● Data extract:
......

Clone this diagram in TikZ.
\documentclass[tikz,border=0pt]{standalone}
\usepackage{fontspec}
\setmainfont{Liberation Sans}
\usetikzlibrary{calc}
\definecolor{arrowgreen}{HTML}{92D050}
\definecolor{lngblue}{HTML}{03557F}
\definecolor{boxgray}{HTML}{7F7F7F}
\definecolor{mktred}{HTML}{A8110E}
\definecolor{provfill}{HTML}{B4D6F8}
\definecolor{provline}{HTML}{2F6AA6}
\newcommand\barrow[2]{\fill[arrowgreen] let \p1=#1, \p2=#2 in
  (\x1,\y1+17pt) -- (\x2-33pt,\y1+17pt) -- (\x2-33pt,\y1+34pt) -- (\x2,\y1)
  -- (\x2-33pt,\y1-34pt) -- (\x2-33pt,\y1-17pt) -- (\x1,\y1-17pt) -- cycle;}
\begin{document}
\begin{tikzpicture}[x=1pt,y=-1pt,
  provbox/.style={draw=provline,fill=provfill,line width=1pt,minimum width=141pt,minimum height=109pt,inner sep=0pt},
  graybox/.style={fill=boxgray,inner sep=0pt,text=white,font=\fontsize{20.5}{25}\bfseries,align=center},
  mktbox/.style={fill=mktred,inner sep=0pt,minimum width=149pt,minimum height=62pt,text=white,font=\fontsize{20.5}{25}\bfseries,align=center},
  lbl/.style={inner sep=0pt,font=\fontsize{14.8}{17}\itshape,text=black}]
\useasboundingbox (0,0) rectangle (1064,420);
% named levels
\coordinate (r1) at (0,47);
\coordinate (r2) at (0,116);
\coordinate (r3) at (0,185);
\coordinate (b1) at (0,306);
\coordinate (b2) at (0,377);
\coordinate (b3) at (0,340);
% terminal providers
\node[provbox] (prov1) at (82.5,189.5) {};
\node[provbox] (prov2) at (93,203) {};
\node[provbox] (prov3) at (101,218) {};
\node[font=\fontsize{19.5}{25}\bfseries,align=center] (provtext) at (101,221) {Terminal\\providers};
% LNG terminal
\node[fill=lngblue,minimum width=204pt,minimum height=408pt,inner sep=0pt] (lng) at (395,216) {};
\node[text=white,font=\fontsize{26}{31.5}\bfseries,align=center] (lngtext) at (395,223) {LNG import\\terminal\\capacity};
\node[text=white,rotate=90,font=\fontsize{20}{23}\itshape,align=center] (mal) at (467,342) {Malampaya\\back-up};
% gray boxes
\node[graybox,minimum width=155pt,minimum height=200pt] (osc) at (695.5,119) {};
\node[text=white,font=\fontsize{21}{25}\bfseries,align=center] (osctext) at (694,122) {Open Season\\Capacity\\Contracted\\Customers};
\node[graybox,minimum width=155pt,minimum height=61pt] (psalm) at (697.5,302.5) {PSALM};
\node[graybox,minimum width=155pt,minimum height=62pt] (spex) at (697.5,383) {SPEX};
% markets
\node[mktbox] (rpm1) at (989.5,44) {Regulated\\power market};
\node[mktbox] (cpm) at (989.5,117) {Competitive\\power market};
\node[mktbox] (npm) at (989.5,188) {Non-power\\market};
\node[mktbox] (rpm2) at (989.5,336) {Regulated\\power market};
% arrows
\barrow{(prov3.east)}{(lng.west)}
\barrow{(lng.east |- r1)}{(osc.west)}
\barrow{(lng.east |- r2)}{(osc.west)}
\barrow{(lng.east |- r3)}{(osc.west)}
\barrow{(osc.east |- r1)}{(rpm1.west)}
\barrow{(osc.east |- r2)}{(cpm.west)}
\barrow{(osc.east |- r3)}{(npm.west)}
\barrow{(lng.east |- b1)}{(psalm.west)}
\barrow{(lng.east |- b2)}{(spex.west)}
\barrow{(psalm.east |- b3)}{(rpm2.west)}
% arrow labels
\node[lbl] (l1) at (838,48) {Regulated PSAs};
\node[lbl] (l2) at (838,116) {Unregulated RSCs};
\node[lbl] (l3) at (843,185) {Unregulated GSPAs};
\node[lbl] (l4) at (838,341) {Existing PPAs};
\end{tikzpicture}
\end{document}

......

● Set task: Copy the data above exactly. Every line must be included.

● Right answer:
Clone this diagram in TikZ.
\documentclass[tikz,border=0pt]{standalone}
\usepackage{fontspec}
\setmainfont{Liberation Sans}
\usetikzlibrary{calc}
\definecolor{arrowgreen}{HTML}{92D050}
\definecolor{lngblue}{HTML}{03557F}
\definecolor{boxgray}{HTML}{7F7F7F}
\definecolor{mktred}{HTML}{A8110E}
\definecolor{provfill}{HTML}{B4D6F8}
\definecolor{provline}{HTML}{2F6AA6}
\newcommand\barrow[2]{\fill[arrowgreen] let \p1=#1, \p2=#2 in
  (\x1,\y1+17pt) -- (\x2-33pt,\y1+17pt) -- (\x2-33pt,\y1+34pt) -- (\x2,\y1)
  -- (\x2-33pt,\y1-34pt) -- (\x2-33pt,\y1-17pt) -- (\x1,\y1-17pt) -- cycle;}
\begin{document}
\begin{tikzpicture}[x=1pt,y=-1pt,
  provbox/.style={draw=provline,fill=provfill,line width=1pt,minimum width=141pt,minimum height=109pt,inner sep=0pt},
  graybox/.style={fill=boxgray,inner sep=0pt,text=white,font=\fontsize{20.5}{25}\bfseries,align=center},
  mktbox/.style={fill=mktred,inner sep=0pt,minimum width=149pt,minimum height=62pt,text=white,font=\fontsize{20.5}{25}\bfseries,align=center},
  lbl/.style={inner sep=0pt,font=\fontsize{14.8}{17}\itshape,text=black}]
\useasboundingbox (0,0) rectangle (1064,420);
% named levels
\coordinate (r1) at (0,47);
\coordinate (r2) at (0,116);
\coordinate (r3) at (0,185);
\coordinate (b1) at (0,306);
\coordinate (b2) at (0,377);
\coordinate (b3) at (0,340);
% terminal providers
\node[provbox] (prov1) at (82.5,189.5) {};
\node[provbox] (prov2) at (93,203) {};
\node[provbox] (prov3) at (101,218) {};
\node[font=\fontsize{19.5}{25}\bfseries,align=center] (provtext) at (101,221) {Terminal\\providers};
% LNG terminal
\node[fill=lngblue,minimum width=204pt,minimum height=408pt,inner sep=0pt] (lng) at (395,216) {};
\node[text=white,font=\fontsize{26}{31.5}\bfseries,align=center] (lngtext) at (395,223) {LNG import\\terminal\\capacity};
\node[text=white,rotate=90,font=\fontsize{20}{23}\itshape,align=center] (mal) at (467,342) {Malampaya\\back-up};
% gray boxes
\node[graybox,minimum width=155pt,minimum height=200pt] (osc) at (695.5,119) {};
\node[text=white,font=\fontsize{21}{25}\bfseries,align=center] (osctext) at (694,122) {Open Season\\Capacity\\Contracted\\Customers};
\node[graybox,minimum width=155pt,minimum height=61pt] (psalm) at (697.5,302.5) {PSALM};
\node[graybox,minimum width=155pt,minimum height=62pt] (spex) at (697.5,383) {SPEX};
% markets
\node[mktbox] (rpm1) at (989.5,44) {Regulated\\power market};
\node[mktbox] (cpm) at (989.5,117) {Competitive\\power market};
\node[mktbox] (npm) at (989.5,188) {Non-power\\market};
\node[mktbox] (rpm2) at (989.5,336) {Regulated\\power market};
% arrows
\barrow{(prov3.east)}{(lng.west)}
\barrow{(lng.east |- r1)}{(osc.west)}
\barrow{(lng.east |- r2)}{(osc.west)}
\barrow{(lng.east |- r3)}{(osc.west)}
\barrow{(osc.east |- r1)}{(rpm1.west)}
\barrow{(osc.east |- r2)}{(cpm.west)}
\barrow{(osc.east |- r3)}{(npm.west)}
\barrow{(lng.east |- b1)}{(psalm.west)}
\barrow{(lng.east |- b2)}{(spex.west)}
\barrow{(psalm.east |- b3)}{(rpm2.west)}
% arrow labels
\node[lbl] (l1) at (838,48) {Regulated PSAs};
\node[lbl] (l2) at (838,116) {Unregulated RSCs};
\node[lbl] (l3) at (843,185) {Unregulated GSPAs};
\node[lbl] (l4) at (838,341) {Existing PPAs};
\end{tikzpicture}
\end{document}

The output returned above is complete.